Although many South Carolinians might agree with Christian Exodus’ position on social issues, the idea of moving enough people here to institute a Bible-based government sounds like political pie in the sky to Dr. James Guth, a political science professor at Furman University who studies conservative Christianity’s impact on politics.
“Most people don’t make decisions on where to live based on those kinds of considerations,” he said. “Even if some people of that sort do move here, we have lots of people moving here from other parts of the country for other reasons.”
And the group’s distrust of President Bush — they believe he’s been soft on abortion and homosexuality — also is out of step with most South Carolina voters, Guth said.
“Putting them in South Carolina is going to put them from the frying pan into the fire. Bush is pretty popular here,” Guth said.
According to the Christian Exodus Web site, the organization was founded by Jim Taylor and Cory Burnell in November 2003 “as a response to the moral degeneration of our nation and the lack of any determination by the Republican Party to return our nation to its constitutional moors.
“ChristianExodus.org seeks a return to constitutionally limited government founded upon Christian principles, and has decided that the best strategy for achieving this goal is to reform the local and state governments. To accomplish this reform, we will relocate thousands of Christian constitutionalists to one particular sovereign State (South Carolina) so that our numbers will make an effective difference in electoral politics,” the Web site says.
Burnell, who lives in California and heads the operation, was in meetings Monday and unavailable for comment.
The group’s conference is scheduled for Oct. 14-16 at the Greenville Hilton. Space is limited to 210 attendees. Christian Exodus has more than 500 members, Janoski said, but membership is basically a matter of signing up on the Web site.
The Rev. Tony Romo, pastor of South Point Baptist Church in Pelzer, said his church will hold a “leadership meeting” for Christian Exodus on Oct. 16.
“Some people think it’s some kind of whacked-out religious invasion. It’s not that at all,” he said.
“These folks who are moving in, they’re not really coming here to take over. They’re coming to augment what’s here.”
Romo said he is a contact person for people relocating to the Upstate because of Christian Exodus.
He got involved in the organization seven or eight months ago after the director of the group, Burnell, held a meeting in Columbia.
Robert B. Hayes, state director of the South Carolina League of the South, a group that supports Southern secession and state sovereignty, said he is in contact with the founder of Christian Exodus on a regular basis, and the two groups share many of the same goals.
Some League of the South members are also members of Christian Exodus, but the league has no formal connection to the group, he said.
“We’re definitely supportive of them,” Hayes said.
But the idea of targeting one state and leaving the rest of the nation to slide further into moral decay isn’t the best approach for some conservative Christians.

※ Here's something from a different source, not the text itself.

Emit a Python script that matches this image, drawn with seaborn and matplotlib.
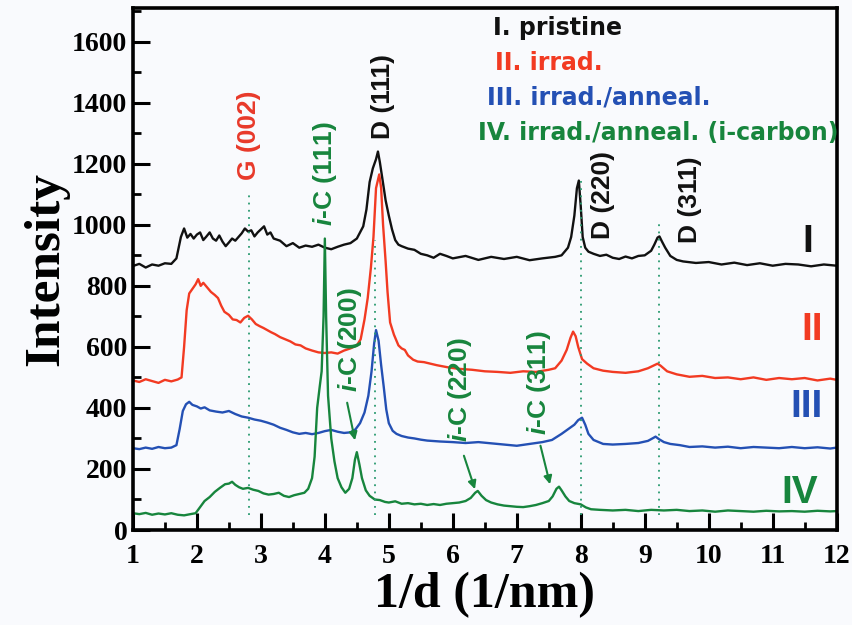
import matplotlib
matplotlib.use('Agg')
import matplotlib.pyplot as plt
import seaborn as sns
from matplotlib.ticker import MultipleLocator

# curve I - pristine
x1 = [1.0, 1.1, 1.2, 1.3, 1.4, 1.5, 1.6, 1.68, 1.75, 1.8, 1.85, 1.9, 1.95, 2.0, 2.05, 2.1, 2.15, 2.2, 2.25, 2.3,
      2.35, 2.4, 2.45, 2.5, 2.55, 2.6, 2.65, 2.7, 2.75, 2.8, 2.85, 2.9, 2.95, 3.0, 3.05, 3.1, 3.15, 3.2, 3.3, 3.4,
      3.5, 3.6, 3.7, 3.8, 3.9, 4.0, 4.1, 4.2, 4.3, 4.4, 4.5, 4.55, 4.6, 4.65, 4.7, 4.75, 4.8, 4.83, 4.86, 4.9,
      4.95, 5.0, 5.05, 5.1, 5.15, 5.2, 5.3, 5.4, 5.5, 5.6, 5.7, 5.8, 5.9, 6.0, 6.2, 6.4, 6.6, 6.8, 7.0, 7.2,
      7.4, 7.6, 7.7, 7.8, 7.85, 7.9, 7.94, 7.97, 8.0, 8.03, 8.07, 8.12, 8.2, 8.3, 8.4, 8.5, 8.6, 8.7, 8.8, 8.9,
      9.0, 9.1, 9.15, 9.2, 9.23, 9.27, 9.32, 9.4, 9.5, 9.6, 9.8, 10.0, 10.2, 10.4, 10.6, 10.8, 11.0, 11.2, 11.4,
      11.6, 11.8, 12.0]
y1 = [865, 872, 860, 870, 866, 874, 872, 890, 960, 988, 958, 970, 955, 968, 975, 950, 962, 975, 955, 948,
      965, 945, 930, 942, 955, 948, 960, 972, 988, 978, 982, 962, 975, 985, 995, 968, 975, 955, 948, 930,
      940, 925, 932, 928, 935, 925, 920, 928, 935, 940, 955, 975, 995, 1050, 1140, 1185, 1215, 1240, 1205, 1150,
      1080, 1030, 985, 950, 935, 930, 922, 918, 905, 900, 892, 905, 898, 890, 898, 885, 895, 888, 895, 884,
      890, 895, 900, 925, 960, 1030, 1120, 1145, 1060, 960, 925, 912, 905, 898, 902, 892, 888, 896, 890, 898,
      900, 915, 935, 958, 962, 945, 925, 898, 885, 880, 875, 878, 870, 876, 868, 874, 866, 872, 870,
      864, 870, 866]

# curve II - irrad.
x2 = [1.0, 1.1, 1.2, 1.3, 1.4, 1.5, 1.6, 1.7, 1.76, 1.8, 1.84, 1.88, 1.93, 1.98, 2.02, 2.06, 2.1, 2.16, 2.22, 2.28,
      2.33, 2.38, 2.43, 2.5, 2.56, 2.62, 2.68, 2.74, 2.8, 2.86, 2.92, 2.98, 3.04, 3.1, 3.16, 3.22, 3.3, 3.38, 3.46, 3.54,
      3.62, 3.7, 3.8, 3.9, 4.0, 4.1, 4.2, 4.3, 4.4, 4.5, 4.56, 4.62, 4.67, 4.72, 4.76, 4.8, 4.85, 4.88, 4.91, 4.95,
      4.98, 5.02, 5.08, 5.15, 5.2, 5.25, 5.3, 5.38, 5.45, 5.55, 5.65, 5.75, 5.85, 5.95, 6.1, 6.3, 6.5, 6.7, 6.9, 7.1,
      7.3, 7.5, 7.6, 7.7, 7.78, 7.84, 7.88, 7.92, 7.96, 8.02, 8.1, 8.2, 8.35, 8.5, 8.7, 8.9, 9.05, 9.15, 9.2, 9.25,
      9.35, 9.5, 9.7, 9.9, 10.1, 10.3, 10.5, 10.7, 10.9, 11.1, 11.3, 11.5, 11.7, 11.9, 12.0]
y2 = [490, 485, 494, 488, 482, 492, 487, 493, 500, 600, 720, 775, 790, 805, 822, 800, 810, 795, 780, 770,
      760, 735, 715, 705, 690, 688, 680, 695, 702, 690, 675, 668, 662, 655, 648, 642, 632, 625, 618, 608,
      605, 595, 588, 582, 580, 582, 578, 588, 595, 605, 625, 690, 760, 860, 960, 1120, 1165, 1120, 1000, 880,
      780, 680, 640, 605, 595, 590, 572, 558, 552, 550, 545, 540, 536, 532, 528, 525, 520, 518, 515, 520,
      518, 525, 530, 555, 590, 630, 650, 635, 600, 560, 545, 530, 522, 518, 515, 520, 530, 540, 545, 538,
      520, 510, 502, 505, 498, 500, 494, 500, 492, 498, 494, 498, 490, 496, 492]

# curve III - irrad./anneal.
x3 = [1.0, 1.1, 1.2, 1.3, 1.4, 1.5, 1.6, 1.68, 1.73, 1.78, 1.83, 1.88, 1.93, 2.0, 2.06, 2.12, 2.2, 2.3, 2.4, 2.5,
      2.6, 2.7, 2.8, 2.9, 3.0, 3.1, 3.2, 3.3, 3.4, 3.5, 3.6, 3.7, 3.8, 3.9, 4.0, 4.1, 4.2, 4.3, 4.4, 4.48,
      4.55, 4.62, 4.68, 4.73, 4.77, 4.8, 4.84, 4.88, 4.92, 4.96, 5.0, 5.06, 5.12, 5.2, 5.3, 5.4, 5.5, 5.6, 5.8, 6.0,
      6.2, 6.4, 6.6, 6.8, 7.0, 7.2, 7.4, 7.55, 7.7, 7.8, 7.9, 7.96, 8.02, 8.07, 8.12, 8.2, 8.35, 8.5, 8.7, 8.9,
      9.05, 9.12, 9.17, 9.22, 9.3, 9.4, 9.55, 9.7, 9.9, 10.1, 10.3, 10.5, 10.7, 10.9, 11.1, 11.3, 11.5, 11.7, 11.9, 12.0]
y3 = [268, 265, 270, 266, 272, 268, 270, 278, 330, 390, 412, 420, 410, 405, 398, 402, 392, 388, 385, 390,
      380, 372, 368, 362, 358, 352, 345, 335, 328, 320, 315, 318, 314, 318, 324, 328, 322, 318, 320, 330,
      350, 385, 440, 520, 610, 655, 620, 540, 470, 395, 350, 325, 315, 308, 303, 300, 296, 293, 290, 288,
      285, 288, 284, 280, 276, 282, 288, 295, 315, 330, 345, 360, 368, 345, 315, 295, 282, 280, 282, 285,
      292, 300, 306, 298, 288, 282, 278, 272, 274, 270, 273, 268, 272, 270, 268, 272, 268, 271, 267, 270]

# curve IV - irrad./anneal. (i-carbon)
x4 = [1.0, 1.1, 1.2, 1.3, 1.4, 1.5, 1.6, 1.7, 1.8, 1.9, 1.98, 2.05, 2.12, 2.2, 2.28, 2.36, 2.44, 2.5, 2.55, 2.6,
      2.66, 2.72, 2.8, 2.88, 2.96, 3.04, 3.12, 3.2, 3.28, 3.36, 3.44, 3.52, 3.6, 3.68, 3.74, 3.8, 3.84, 3.88, 3.92, 3.95,
      3.98, 4.0, 4.02, 4.05, 4.1, 4.15, 4.2, 4.26, 4.32, 4.38, 4.43, 4.47, 4.5, 4.54, 4.58, 4.64, 4.7, 4.78, 4.86, 4.94,
      5.0, 5.1, 5.2, 5.3, 5.4, 5.5, 5.6, 5.7, 5.8, 5.9, 6.0, 6.1, 6.2, 6.28, 6.35, 6.39, 6.45, 6.52, 6.6, 6.7,
      6.8, 6.9, 7.0, 7.1, 7.2, 7.3, 7.4, 7.5, 7.56, 7.62, 7.66, 7.7, 7.76, 7.82, 7.9, 8.0, 8.08, 8.16, 8.3, 8.5,
      8.7, 8.9, 9.1, 9.3, 9.5, 9.7, 9.9, 10.1, 10.3, 10.5, 10.7, 10.9, 11.1, 11.3, 11.5, 11.7, 11.9, 12.0]
y4 = [55, 52, 56, 50, 54, 51, 55, 50, 48, 52, 55, 75, 95, 108, 125, 138, 150, 152, 158, 148,
      140, 135, 138, 132, 128, 120, 116, 118, 122, 112, 108, 114, 118, 122, 135, 170, 240, 400, 470, 520,
      700, 955, 700, 440, 300, 225, 170, 140, 122, 135, 170, 230, 255, 215, 170, 130, 112, 100, 98, 92,
      90, 94, 86, 88, 84, 86, 82, 85, 82, 86, 88, 90, 95, 105, 122, 128, 112, 98, 90, 84,
      80, 78, 76, 75, 78, 82, 88, 95, 110, 135, 142, 130, 110, 95, 88, 84, 74, 68, 66, 64,
      66, 62, 66, 64, 66, 62, 64, 60, 64, 62, 60, 63, 61, 62, 60, 63, 61, 62]

curve_colors = ['#111111', '#f23a22', '#2450b4', '#17853d']
curve_tags = ['I', 'II', 'III', 'IV']
tag_x = [11.55, 11.61, 11.53, 11.42]
tag_y = [944, 656, 403, 121]

legend_lines = ['I. pristine', 'II. irrad.', 'III. irrad./anneal.', 'IV. irrad./anneal. (i-carbon)']
legend_x = [6.625, 6.66, 6.53, 6.39]
legend_y = [1646, 1531, 1417, 1302]

# diamond / graphite reference lines
ref_x = [2.81, 4.79, 8.0, 9.22]
ref_top = [1115, 950, 1148, 1003]

peak_labels = ['G (002)', 'D (111)', 'D (220)', 'D (311)',
               '$i$-C (111)', '$i$-C (200)', '$i$-C (220)', '$i$-C (311)']
peak_x = [2.81, 4.91, 8.34, 9.70, 4.0, 4.39, 6.11, 7.34]
peak_y = [1295, 1420, 1098, 1082, 1167, 623, 459, 482]
peak_colors = ['#e8392a', '#111111', '#111111', '#111111', '#17853d', '#17853d', '#17853d', '#17853d']

# arrows from i-C labels to peaks
arrow_start = [(4.34, 426), (6.16, 252), (7.36, 285)]
arrow_end = [(4.48, 285), (6.36, 125), (7.53, 141)]

sns.set_theme(style='ticks')
plt.rcParams['font.family'] = ['Liberation Serif', 'DejaVu Serif']
plt.rcParams['font.weight'] = 'bold'
plt.rcParams['mathtext.fontset'] = 'custom'
plt.rcParams['mathtext.it'] = 'Liberation Sans:italic:bold'
plt.rcParams['mathtext.rm'] = 'Liberation Sans:bold'

fig = plt.figure(figsize=(8.52, 6.25), dpi=100)
fig.patch.set_facecolor('#f9fafd')
ax = fig.add_axes([0.156, 0.152, 0.826, 0.835])
ax.set_facecolor('#f9fafd')

for xs, ys, c in zip([x1, x2, x3, x4], [y1, y2, y3, y4], curve_colors):
    sns.lineplot(x=xs, y=ys, color=c, lw=1.7, ax=ax, sort=False)

for xr, top in zip(ref_x, ref_top):
    ax.vlines(xr, 50, top, colors='#2a9a70', linestyles=(0, (1, 3)), lw=1.3)

sans = ['Liberation Sans', 'DejaVu Sans']
for t, xx, yy, c in zip(peak_labels, peak_x, peak_y, peak_colors):
    ax.text(xx, yy, t, rotation=90, ha='center', va='center', color=c,
            fontsize=19, fontweight='bold', family=sans)

for (xs, ys), (xe, ye) in zip(arrow_start, arrow_end):
    ax.annotate('', xy=(xe, ye), xytext=(xs, ys),
                arrowprops=dict(arrowstyle='-|>', color='#17853d', lw=1.5, mutation_scale=12))

for t, xx, yy, c in zip(curve_tags, tag_x, tag_y, curve_colors):
    ax.text(xx, yy, t, ha='center', va='center', color=c, fontsize=28,
            fontweight='bold', family=sans)

for t, xx, yy, c in zip(legend_lines, legend_x, legend_y, curve_colors):
    ax.text(xx, yy, t, ha='left', va='center', color=c, fontsize=17,
            fontweight='bold', family=['DejaVu Sans'])

ax.set_xlim(1, 12)
ax.set_ylim(0, 1710)
ax.xaxis.set_major_locator(MultipleLocator(1))
ax.xaxis.set_minor_locator(MultipleLocator(0.5))
ax.yaxis.set_major_locator(MultipleLocator(200))
ax.yaxis.set_minor_locator(MultipleLocator(100))
ax.tick_params(which='major', direction='in', length=12, width=2.2, labelsize=20, pad=10,
               colors='black', labelcolor='black')
ax.tick_params(which='minor', direction='in', length=6, width=2.0, colors='black')
ax.tick_params(axis='y', which='major', pad=4)
for lab in ax.get_xticklabels() + ax.get_yticklabels():
    lab.set_fontweight('bold')
for sp in ax.spines.values():
    sp.set_visible(True)
    sp.set_linewidth(2.6)
    sp.set_color('black')

ax.set_xlabel('1/d (1/nm)', fontsize=36, fontweight='bold', labelpad=2, color='black')
ax.set_ylabel('Intensity', fontsize=37, fontweight='bold', labelpad=2, color='black')

fig.savefig('out.png', dpi=100, facecolor=fig.get_facecolor())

The Rev. Tony Beam, director of the Christian Worldview Center at North Greenville College and host of a Christian talk show on His Radio, AM 660, said Christian conservatives should work within their own communities.
“We still have the ability to effect change by bringing pressure to bear on representatives in Washington,” he said. “It’s just that we’re not vigilant in getting that accomplished, and that’s why we’re frustrated.”

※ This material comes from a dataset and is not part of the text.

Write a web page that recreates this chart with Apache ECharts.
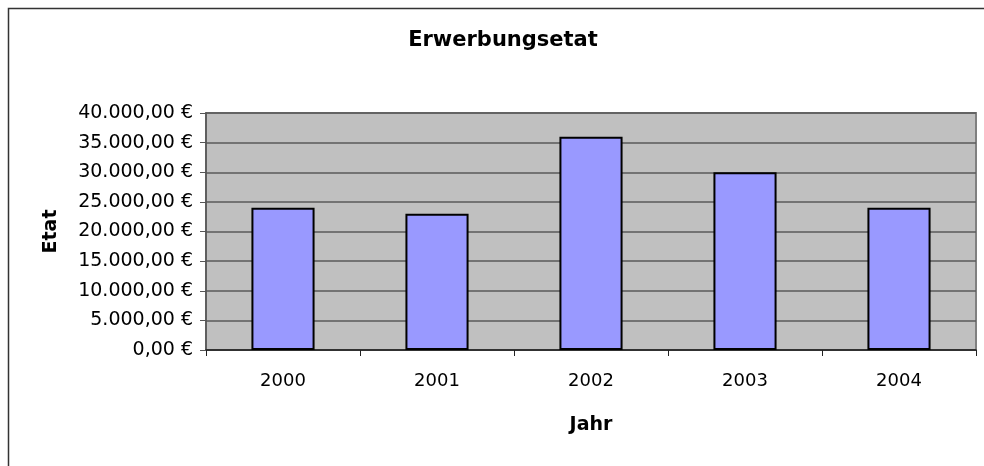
<!DOCTYPE html>
<html>
<head>
<meta charset="utf-8">
<title>Erwerbungsetat</title>
<script src="https://cdn.jsdelivr.net/npm/echarts@6/dist/echarts.min.js"></script>
<style>
  html, body { margin: 0; padding: 0; background: #fff; }
  #MyChart { width: 984px; height: 466px; }
</style>
</head>
<body>
<div id="MyChart"></div>
<script>
// Daten
let jahre = ['2000', '2001', '2002', '2003', '2004']
let etat = [24000, 23000, 36000, 30000, 24000]
let yMin = 0
let yMax = 40000
let yStep = 5000

// 40000 -> "40.000,00 €"
function euro (v) {
  let parts = v.toFixed(2).split('.')
  let ganz = parts[0].replace(/\B(?=(\d{3})+(?!\d))/g, '.')
  return ganz + ',' + parts[1] + ' €'
}

let font = 'DejaVu Sans'
let myChart = echarts.init(document.getElementById('MyChart'))
let option = {
  animation: false,
  backgroundColor: '#fff',
  title: {
    text: 'Erwerbungsetat',
    left: 503,
    top: 30,
    padding: 0,
    textAlign: 'center',
    textStyle: {
      fontFamily: font,
      fontSize: 21,
      fontWeight: 'bold',
      color: '#000'
    }
  },
  // Rahmen um das Diagramm (rechts/unten abgeschnitten)
  graphic: [
    {
      type: 'rect',
      silent: true,
      shape: { x: 8.5, y: 8.5, width: 1000, height: 500 },
      style: { fill: 'none', stroke: '#333', lineWidth: 1.5 }
    }
  ],
  grid: {
    left: 206,
    right: 8,
    top: 113,
    bottom: 116,
    show: true,
    backgroundColor: '#c0c0c0',
    borderColor: '#808080',
    borderWidth: 2
  },
  xAxis: {
    type: 'category',
    data: jahre,
    name: 'Jahr',
    nameLocation: 'middle',
    nameGap: 66,
    nameTextStyle: {
      fontFamily: font,
      fontSize: 19,
      fontWeight: 'bold',
      color: '#000'
    },
    axisLine: { lineStyle: { color: '#222', width: 1.5 } },
    axisTick: { show: true, length: 6, lineStyle: { color: '#222' } },
    axisLabel: {
      margin: 22,
      fontFamily: font,
      fontSize: 18,
      color: '#000'
    }
  },
  yAxis: {
    type: 'value',
    min: yMin,
    max: yMax,
    interval: yStep,
    name: 'Etat',
    nameLocation: 'middle',
    nameGap: 145,
    nameTextStyle: {
      fontFamily: font,
      fontSize: 19,
      fontWeight: 'bold',
      color: '#000'
    },
    axisLine: { show: true, lineStyle: { color: '#555', width: 1.5 } },
    axisTick: { show: true, length: 6, lineStyle: { color: '#555' } },
    axisLabel: {
      margin: 13,
      fontFamily: font,
      fontSize: 19,
      color: '#000',
      formatter: euro
    },
    splitLine: { lineStyle: { color: '#5a5a5a', width: 1.5 } }
  },
  series: [
    {
      name: 'Etat',
      type: 'bar',
      data: etat,
      barWidth: '41%',
      itemStyle: {
        color: '#9999ff',
        borderColor: '#000',
        borderWidth: 2
      }
    }
  ]
}
myChart.setOption(option)
</script>
</body>
</html>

The concentration of like-minded conservatives coming here from other parts of the country has already been happening, though, whether under an organization or not, said Leola Robinson, a member of the Greenville County school board.
But history shows it can be dangerous when people organize under the banner of religion to try to impose their political will, she said.
“We’re not some backwater town that can be influenced and manipulated to achieve some goal that perhaps even the promoters don’t fully understand,” she said.
Janoski, the first settler, gathers his family around the kitchen table for Bible study daily. A cardboard cutout version of the Ten Commandments are posted nearby. Even the youngest child, Joel, 4, seems to enjoy the ritual, squirming from his chair only once or twice before being gently corrected by his parents.
Janoski’s first thoughts about relocating weren’t out of a religious impulse, though. It was because of high taxes and restrictions on home-schooling in Pennsylvania. Someone at his church showed him an e-mail about Christian Exodus, “almost as a joke.”
But he began researching the group’s Web site, Christianexodus.org, and was “very impressed by what they stood for and the kind of folks involved in it.”
He drove to South Carolina last summer to scout out the Upstate. He liked what he saw.
Because he works out of a home office, he could live in any state he chose. For those without that degree of mobility, the organization is working to develop a sort of job-placement and home-finders network.
The reaction from people he has talked with around the Upstate has been positive, he said.
“Everybody we talk to says that’s a great idea. Where do we find out more?”